To note a lot of these scripts that make these lists have agents already associated with the works. Agents campaign for there writer to get a spot on the list for a possible sale. Its harder for undiscovered writers to get there place but it has been done with an eight score.
You get rated by paying for an evaluation on their site from a staff member running you $75.00 the monthly fee will cost you $30.00.
Spec Scout is my favorite platform for getting attention. It’s sleek sophisticated and straightforward at the same time. After you send your script into the service its read and reviewed by three industry professionals giving you 8-10 pages of notes of detailed comments on your work. If you receive a score of 75 or above, you receive a scouted rating and is logged in there a database for free forever.
This service will cost you a pretty penny $297.00. It’s a one time fee, so it depends on how you feel.
Stage 32 is an education platform that meets LinkedIn for Filmmakers. You can upload your script here and network with actors directors and producers at the same time. Unlike the other sites on this list, there is no promise or even success stories of people getting spec sales. It’s more of an education and collaboration platform. So if you’re into networking but suck face to face online and not in person you can do so here.
Having an account is totally free, and the best news is you can pitch straight to producers from the website via Skype. It will cost you $35.00, but in my opinion, it’s well worth it getting real industry experience from people who work with universal and Netflix. I think this is the most undervalued website on this list.

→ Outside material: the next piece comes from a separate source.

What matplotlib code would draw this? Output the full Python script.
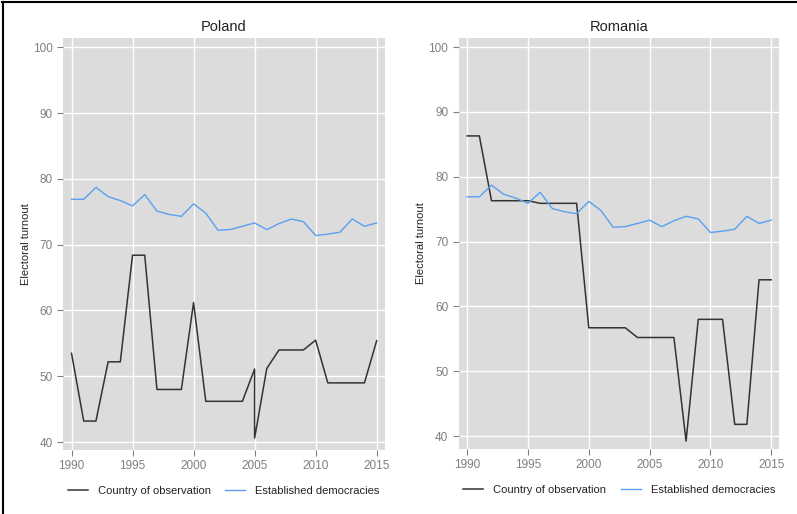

Are These Sites Worth the Money?
The answer to this depends on the purpose of use. I personally used these sites to get better in screenwriting. The notes and scores give me great advice for my second drafts. And at this point is when I can ween my senses to see if I’m on the right path or if I need to start over.
These are the top ways to get your script ready by producer actors and agents with the cheapest way being pay to play sites and the hardest method being networking events.
What I’ve noticed is all of the methods listed can give you the clout to get to the next stage which is getting signed by an agent. Agents though not necessary give you the confidence knowing that someone with connections to these producers believes in your work so much they are willing to work for free.